Otro detalle curioso es que el cuadro, en un pequeño rincón a la derecha, muestra una hoja en blanco, en teoría destinada a albergar la firma del autor. Se trata en realidad de una especie de “anti-firma”, pues constituye una ostentación de la voluntad del artista de no especificar su nombre. A través de ese papel en blanco, Velázquez está declarando de manera orgullosa que no necesita firmar sus obras para que se reconozca su autoría, pues su estilo y calidad hablan por sí solos.
Pero la cartela en blanco –que también aparece en el Retrato ecuestre de Felipe IV- se inscribe también en un contexto más preciso y se relaciona con la posición que ocupaba o quería ocupar el pintor entre los artistas que trabajaban para la Corte.
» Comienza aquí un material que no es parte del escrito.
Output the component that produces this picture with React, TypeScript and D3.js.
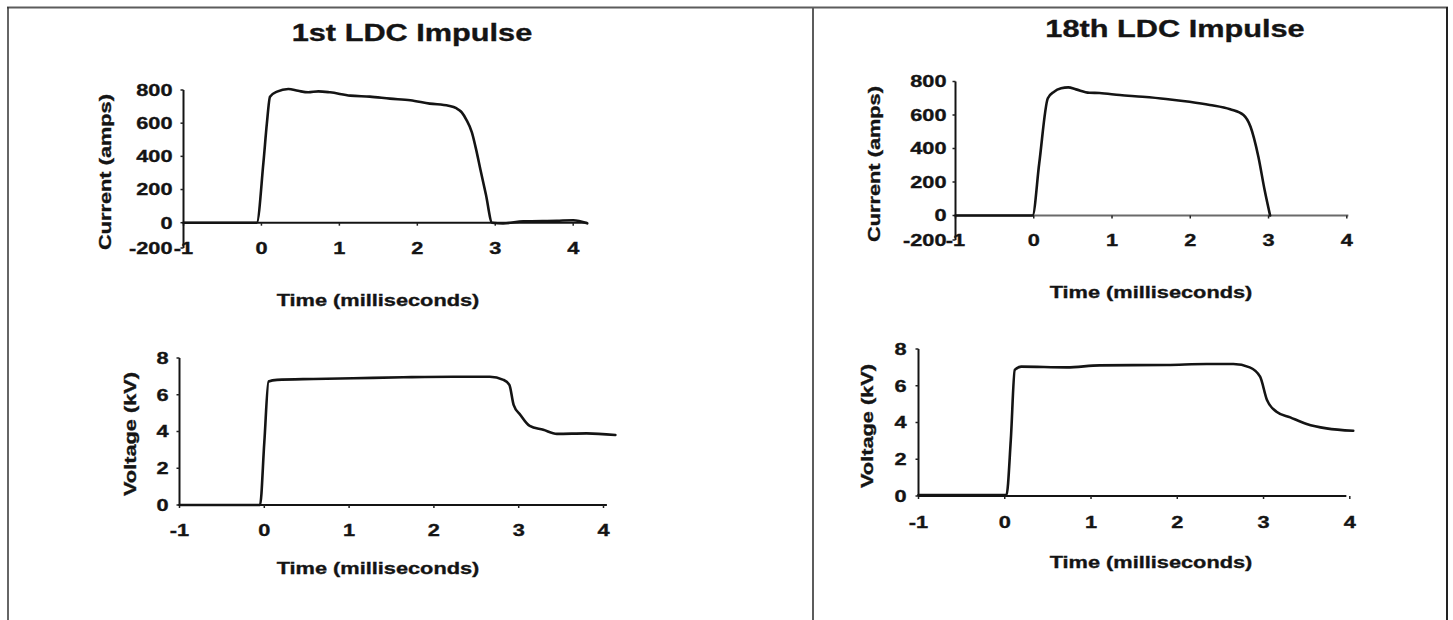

Ambos cuadros fueron realizados para el Salón de Reinos. Además de Velázquez, como hemos mencionado más arriba, en la decoración del lugar participaron muchos de los pintores más importantes que trabajaban entonces en Madrid. Ello propiciaba el enfrentamiento artístico entre dos generaciones de artistas: los que se habían formado al amparo de los pintores que llegaron para trabajar en El Escorial en la segunda mitad del siglo XVI, y una más moderna, integrada por artistas que desde sus inicios habían estado en contacto con el estilo naturalista. Ambos grupos tenían como cabezas a Vicente Carducho y Velázquez respectivamente. La relación entre ambos nunca fue buena. Carducho ocupaba una posición muy importante entre los artistas que trabajaban en la Corte, pero se vio seriamente amenazada ante la llegada del sevillano.
Para la decoración del Salón de Reinos, a Carducho se le encargaron tres de las grandes escenas de batallas, en consonancia con el lugar que ocupaba en los medios artísticos madrileños, mientras que Velázquez tuvo que ocuparse de una de ellas, además de cinco cuadros ecuestres. Una de las cosas que llaman la atención en los cuadros de aquél es que todos ellos están firmados con largas inscripciones en latín en las que además de indicar la fecha y el tema del cuadro se presenta a sí mismo como pintor del rey. Haciendo ostentación de la omisión de su firma, Velázquez estaba, entre otras cosas, respondiendo a su colega Carducho y afirmando que mientras éste necesitaba de una larga inscripción en latín para identificarse como autor de los cuadros, los suyos hablaban por sí mismos.
Que el lienzo haya llegado a nuestros días es casi un milagro: se salvó del incendio del Buen Retiro en 1640 y después volvió a esquivar las llamas que destruyeron el Alcázar (la residencia real) en 1734. De ahí pasó al nuevo hogar de los monarcas españoles, el Palacio Real, hasta que Fernando VII en 1819 lo donó como parte de la colección fundacional del Museo del Prado, donde sigue expuesto.